-- GIVEN TASK --
Reproduce, character for character, the lines below from the first through the one with "1.5,1.8,1.0,1.3,0.6,0.9,0.4,0.6,0.2,0.3,0];". Leave pictures out.

-- RECORD LIST --
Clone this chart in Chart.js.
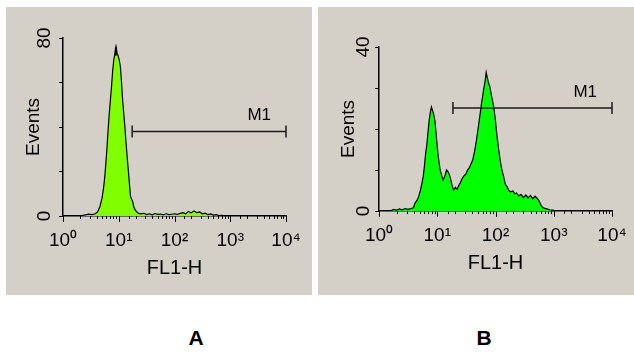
<!DOCTYPE html>
<html>
<head>
<meta charset="utf-8">
<script src="https://cdn.jsdelivr.net/npm/chart.js@4/dist/chart.umd.min.js"></script>
<style>
    body { margin: 0; background: #ffffff; width: 634px; height: 352px; position: relative; overflow: hidden; }
    canvas { position: absolute; background: #d4d0c8; }
    #panelA { left: 6px; top: 7px; }
    #panelB { left: 318px; top: 7px; }
    .tag { position: absolute; top: 326px; width: 40px; text-align: center;
           font: bold 21px 'Liberation Sans', Arial, sans-serif; color: #000; }
</style>
</head>
<body>
<canvas id="panelA" width="306" height="288"></canvas>
<canvas id="panelB" width="316" height="288"></canvas>
<div class="tag" style="left:176px">A</div>
<div class="tag" style="left:464px">B</div>
<script>
// x tick labels (log decades)
const xTickLabels = ['10\u2070', '10\u00b9', '10\u00b2', '10\u00b3', '10\u2074'];

// panel A: channel position (log10 of FL1-H) and events per channel
const logA = [0.30,0.40,0.46,0.52,0.58,0.62,0.66,0.70,0.73,0.75,0.77,0.79,0.81,0.83,0.85,0.87,0.89,0.91,0.93,0.94,
    0.95,0.96,0.97,0.99,1.01,1.03,1.05,1.07,1.09,1.11,1.13,1.15,1.17,1.19,1.21,1.23,1.25,1.27,1.30,1.34,
    1.38,1.45,1.50,1.55,1.60,1.65,1.70,1.75,1.80,1.85,1.90,1.95,2.00,2.05,2.10,2.15,2.20,2.25,2.30,2.35,
    2.40,2.45,2.50,2.55,2.60,2.65,2.70,2.75,2.80,2.85,2.90];
const eventsA = [0,0.5,0.8,0.6,1.0,1.8,4,8,13,18,24,31,39,46,52,58,65,70,73,75,
    72,75,73,72,70,67,60,52,46,40,33,27,21,15,9,7.5,6.5,4,2.5,1.5,
    1.0,1.2,0.6,1.0,0.5,1.1,0.7,0.9,0.5,1.0,0.6,0.8,1.0,0.7,1.2,1.5,1.0,2.0,1.4,2.3,
    1.5,1.8,1.0,1.3,0.6,0.9,0.4,0.6,0.2,0.3,0];

// panel B
const logB = [0.20,0.25,0.30,0.35,0.40,0.45,0.50,0.55,0.59,0.62,0.65,0.68,0.71,0.74,0.76,0.78,0.80,0.82,0.84,0.86,
    0.88,0.90,0.92,0.94,0.96,0.98,1.00,1.02,1.05,1.08,1.10,1.13,1.16,1.19,1.22,1.25,1.28,1.31,1.34,1.37,
    1.40,1.43,1.46,1.49,1.52,1.55,1.58,1.61,1.64,1.67,1.70,1.73,1.76,1.78,1.80,1.82,1.84,1.86,1.88,1.90,
    1.92,1.94,1.97,2.00,2.02,2.05,2.08,2.11,2.14,2.17,2.20,2.23,2.26,2.30,2.33,2.36,2.40,2.44,2.48,2.52,
    2.56,2.60,2.64,2.68,2.72,2.75,2.79,2.83,2.88,2.93,2.98,3.05];
const eventsB = [0,0.4,0.2,0.5,0.3,0.6,0.4,0.6,0.8,2.0,2.5,3.5,5,7,8.5,11,14,16,19,22,
    24,25.4,24.5,23.5,22,19,15.7,13,10,8.5,7.6,8.5,10,9.5,8.4,6.5,5.1,5.8,5.3,6.2,
    7,8,8.6,9,10,10.5,11.5,12.5,14.5,17,20,23,26.3,28,30,31.5,33.8,32.5,31.2,30.5,
    29,27.5,25.4,22,19,15.5,12.4,10,8.4,6.5,5.9,5.0,4.7,4.9,4.2,4.4,3.7,4.0,3.3,3.9,
    3.2,3.8,3.0,3.6,3.0,2.4,1.2,0.7,0.5,0.3,0.2,0];

// M1 gates: [start, end] on FL1-H and the height it is drawn at
const gateA = [17.4, 10000];
const gateLevelA = 38;
const gateB = [18.6, 10000];
const gateLevelB = 25.1;

const yMaxA = 80;
const yMaxB = 40;

const FONT = "'Liberation Sans', Arial, sans-serif";

class HistogramPanel {

    constructor(layout){
        this.layout = layout;
    }

    makeDataSet(logs, counts, colour){
        let points = new Array();
        for(let i=0; i<logs.length; i++){
            points.push({x: Math.pow(10, logs[i]), y: counts[i]});
        }
        return {
            data: points,
            borderColor: '#000000',
            borderWidth: 1.2,
            backgroundColor: colour,
            fill: 'origin',
            pointRadius: 0,
            tension: 0
        }
    }

    makeGate(gate, level){
        return {
            data: [{x: gate[0], y: level}, {x: gate[1], y: level}],
            borderColor: '#1a1a1a',
            borderWidth: 1.5,
            pointStyle: 'line',
            pointRotation: 90,
            pointRadius: 6,
            pointBorderWidth: 1.5,
            pointBorderColor: '#1a1a1a',
            fill: false,
            clip: false
        }
    }

    drawChart(ctx, logs, counts, colour, yMax, gate, level){
        let lay = this.layout;
        return new Chart(ctx, {
            type: 'line',
            data: {
                datasets: [this.makeGate(gate, level), this.makeDataSet(logs, counts, colour)]
            },
            options: {
                responsive: false,
                animation: false,
                events: [],
                layout: { padding: {left: 0, top: lay.top, right: lay.right, bottom: 0} },
                plugins: { legend: {display: false}, tooltip: {enabled: false} },
                scales: {
                    x: {
                        type: 'logarithmic',
                        min: 1,
                        max: 10000,
                        afterFit: (s) => { s.height = lay.bottom; },
                        grid: { display: false },
                        border: { display: true, color: '#000000', width: 1.5 },
                        ticks: {
                            autoSkip: false,
                            maxRotation: 0,
                            padding: 5,
                            color: '#000000',
                            font: {family: FONT, size: 19},
                            callback: (v) => {
                                let e = Math.log10(v);
                                return Math.abs(e - Math.round(e)) < 1e-9 ? xTickLabels[Math.round(e)] : '';
                            }
                        },
                        title: {
                            display: true,
                            text: 'FL1-H',
                            color: '#000000',
                            font: {family: FONT, size: 20},
                            padding: {top: 0, bottom: lay.titleX}
                        }
                    },
                    y: {
                        min: 0,
                        max: yMax,
                        afterFit: (s) => { s.width = lay.left; },
                        grid: { drawOnChartArea: false, drawTicks: true, tickLength: 4, color: '#000000' },
                        border: { display: true, color: '#000000', width: 1.5 },
                        ticks: {
                            stepSize: yMax / 4,
                            minRotation: 90,
                            maxRotation: 90,
                            crossAlign: 'center',
                            padding: lay.tickPad,
                            color: '#000000',
                            font: {family: FONT, size: 19},
                            callback: (v) => (v === 0 || v === yMax) ? String(v) : ''
                        },
                        title: {
                            display: true,
                            text: 'Events',
                            color: '#000000',
                            font: {family: FONT, size: 19},
                            padding: {top: lay.titleY, bottom: 0}
                        }
                    }
                }
            },
            plugins: [{
                id: 'flowMarks',
                afterDraw(chart){
                    let x = chart.scales.x;
                    let y = chart.scales.y;
                    let c = chart.ctx;
                    let base = chart.chartArea.bottom;
                    c.save();
                    c.strokeStyle = '#000000';
                    c.lineWidth = 1;
                    x.ticks.forEach(t => {
                        let e = Math.log10(t.value);
                        let major = Math.abs(e - Math.round(e)) < 1e-9;
                        let px = Math.round(x.getPixelForValue(t.value)) + 0.5;
                        c.beginPath();
                        c.moveTo(px, base);
                        c.lineTo(px, base + (major ? 6 : 3));
                        c.stroke();
                    });
                    // gate name, just above the right end of the gate
                    c.fillStyle = '#000000';
                    c.font = '17px ' + FONT;
                    c.textAlign = 'right';
                    c.textBaseline = 'alphabetic';
                    c.fillText('M1', x.getPixelForValue(gate[1]) - 15, y.getPixelForValue(level) - 11);
                    c.restore();
                }
            }]
        })
    }

}

new HistogramPanel({left: 57, top: 31, right: 26, bottom: 79, titleX: 15, titleY: 16, tickPad: 4})
    .drawChart(document.getElementById('panelA'), logA, eventsA, '#80ff00', yMaxA, gateA, gateLevelA);
new HistogramPanel({left: 61, top: 40, right: 22, bottom: 84, titleX: 20, titleY: 19, tickPad: 1})
    .drawChart(document.getElementById('panelB'), logB, eventsB, '#00ff00', yMaxB, gateB, gateLevelB);
</script>
</body>
</html>
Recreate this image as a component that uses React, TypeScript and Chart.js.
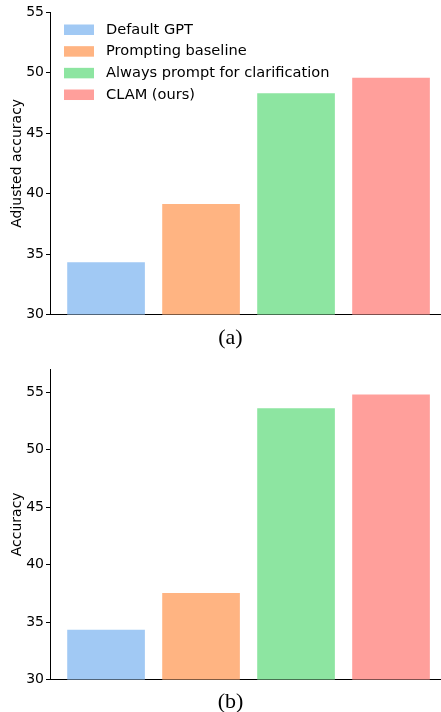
import React, { useEffect, useRef } from "react";
import { Chart, registerables } from "chart.js";

Chart.register(...registerables);

const methods = ["Default GPT", "Prompting baseline", "Always prompt for clarification", "CLAM (ours)"];
const colors = ["#a1c9f4", "#ffb482", "#8de5a1", "#ff9f9b"];
const adjustedAccuracy = [34.3, 39.1, 48.25, 49.55];
const accuracy = [34.3, 37.5, 53.55, 54.75];

const FONT = "'DejaVu Sans', sans-serif";

const legendPlugin = {
  id: "insideLegend",
  afterDraw(chart: any) {
    const opts = chart.options.plugins.insideLegend;
    if (!opts || !opts.show) return;
    const { ctx, chartArea } = chart;
    ctx.save();
    ctx.font = `14.6px ${FONT}`;
    ctx.textBaseline = "middle";
    chart.data.datasets.forEach((ds: any, i: number) => {
      const cy = chartArea.top + 17.5 + i * 21.67;
      const x = chartArea.left + 14;
      ctx.fillStyle = ds.backgroundColor;
      ctx.fillRect(x, cy - 5, 30, 10.5);
      ctx.fillStyle = "#000";
      ctx.fillText(ds.label, x + 42, cy + 0.5);
    });
    ctx.restore();
  },
};

function BarPanel({ values, yLabel, yMax, padTop, height, showLegend }: any) {
  const ref = useRef<HTMLCanvasElement>(null);
  useEffect(() => {
    const chart = new Chart(ref.current!, {
      type: "bar",
      data: {
        datasets: methods.map((m, i) => ({
          label: m,
          data: [{ x: i, y: values[i] }],
          backgroundColor: colors[i],
          borderWidth: 0,
          grouped: false,
          barThickness: 77,
        })),
      },
      options: {
        animation: false,
        responsive: false,
        maintainAspectRatio: false,
        layout: { padding: { top: padTop, bottom: 0, left: 0, right: 0 } },
        plugins: {
          legend: { display: false },
          tooltip: { enabled: false },
          insideLegend: { show: showLegend },
        } as any,
        scales: {
          x: {
            type: "linear",
            min: -0.59,
            max: 3.526,
            offset: false,
            ticks: { display: false },
            grid: { display: false },
            border: { display: true, color: "#000", width: 1 },
            afterFit: (s: any) => {
              s.height = 0;
            },
          },
          y: {
            min: 30,
            max: yMax,
            ticks: {
              stepSize: 5,
              color: "#000",
              font: { family: FONT, size: 14 },
              padding: 2,
            },
            afterBuildTicks: (s: any) => {
              s.ticks = s.ticks.filter((t: any) => t.value % 5 === 0);
            },
            grid: {
              display: true,
              drawOnChartArea: false,
              drawTicks: true,
              tickLength: 4,
              color: "#000",
            },
            border: { display: true, color: "#000", width: 1 },
            title: {
              display: true,
              text: yLabel,
              color: "#000",
              font: { family: FONT, size: 14 },
              padding: { top: 9, bottom: 0 },
            },
            afterFit: (s: any) => {
              s.width = 50;
            },
          },
        },
      },
      plugins: [legendPlugin],
    });
    return () => chart.destroy();
  }, []);
  return <canvas ref={ref} width={441} height={height} style={{ display: "block", width: 441, height }} />;
}

const captionStyle: React.CSSProperties = {
  position: "absolute",
  left: 0,
  width: 461,
  textAlign: "center",
  fontFamily: "'Liberation Serif', 'Times New Roman', serif",
  fontSize: 22,
  color: "#000",
  lineHeight: "24px",
};

export default function App() {
  return (
    <div style={{ position: "fixed", left: 0, top: 0, width: 441, height: 712, background: "#fff", overflow: "hidden" }}>
      <div style={{ position: "absolute", left: 0, top: 0 }}>
        <BarPanel values={adjustedAccuracy} yLabel="Adjusted accuracy" yMax={55} padTop={12} height={325} showLegend={true} />
      </div>
      <div style={{ ...captionStyle, top: 325 }}>(a)</div>
      <div style={{ position: "absolute", left: 0, top: 355 }}>
        <BarPanel values={accuracy} yLabel="Accuracy" yMax={57} padTop={14} height={335} showLegend={false} />
      </div>
      <div style={{ ...captionStyle, top: 689 }}>(b)</div>
    </div>
  );
}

-- OUTPUT OF THE EXERCISE --
Clone this chart in Chart.js.
<!DOCTYPE html>
<html>
<head>
<meta charset="utf-8">
<script src="https://cdn.jsdelivr.net/npm/chart.js@4/dist/chart.umd.min.js"></script>
<style>
    body { margin: 0; background: #ffffff; width: 634px; height: 352px; position: relative; overflow: hidden; }
    canvas { position: absolute; background: #d4d0c8; }
    #panelA { left: 6px; top: 7px; }
    #panelB { left: 318px; top: 7px; }
    .tag { position: absolute; top: 326px; width: 40px; text-align: center;
           font: bold 21px 'Liberation Sans', Arial, sans-serif; color: #000; }
</style>
</head>
<body>
<canvas id="panelA" width="306" height="288"></canvas>
<canvas id="panelB" width="316" height="288"></canvas>
<div class="tag" style="left:176px">A</div>
<div class="tag" style="left:464px">B</div>
<script>
// x tick labels (log decades)
const xTickLabels = ['10\u2070', '10\u00b9', '10\u00b2', '10\u00b3', '10\u2074'];

// panel A: channel position (log10 of FL1-H) and events per channel
const logA = [0.30,0.40,0.46,0.52,0.58,0.62,0.66,0.70,0.73,0.75,0.77,0.79,0.81,0.83,0.85,0.87,0.89,0.91,0.93,0.94,
    0.95,0.96,0.97,0.99,1.01,1.03,1.05,1.07,1.09,1.11,1.13,1.15,1.17,1.19,1.21,1.23,1.25,1.27,1.30,1.34,
    1.38,1.45,1.50,1.55,1.60,1.65,1.70,1.75,1.80,1.85,1.90,1.95,2.00,2.05,2.10,2.15,2.20,2.25,2.30,2.35,
    2.40,2.45,2.50,2.55,2.60,2.65,2.70,2.75,2.80,2.85,2.90];
const eventsA = [0,0.5,0.8,0.6,1.0,1.8,4,8,13,18,24,31,39,46,52,58,65,70,73,75,
    72,75,73,72,70,67,60,52,46,40,33,27,21,15,9,7.5,6.5,4,2.5,1.5,
    1.0,1.2,0.6,1.0,0.5,1.1,0.7,0.9,0.5,1.0,0.6,0.8,1.0,0.7,1.2,1.5,1.0,2.0,1.4,2.3,
    1.5,1.8,1.0,1.3,0.6,0.9,0.4,0.6,0.2,0.3,0];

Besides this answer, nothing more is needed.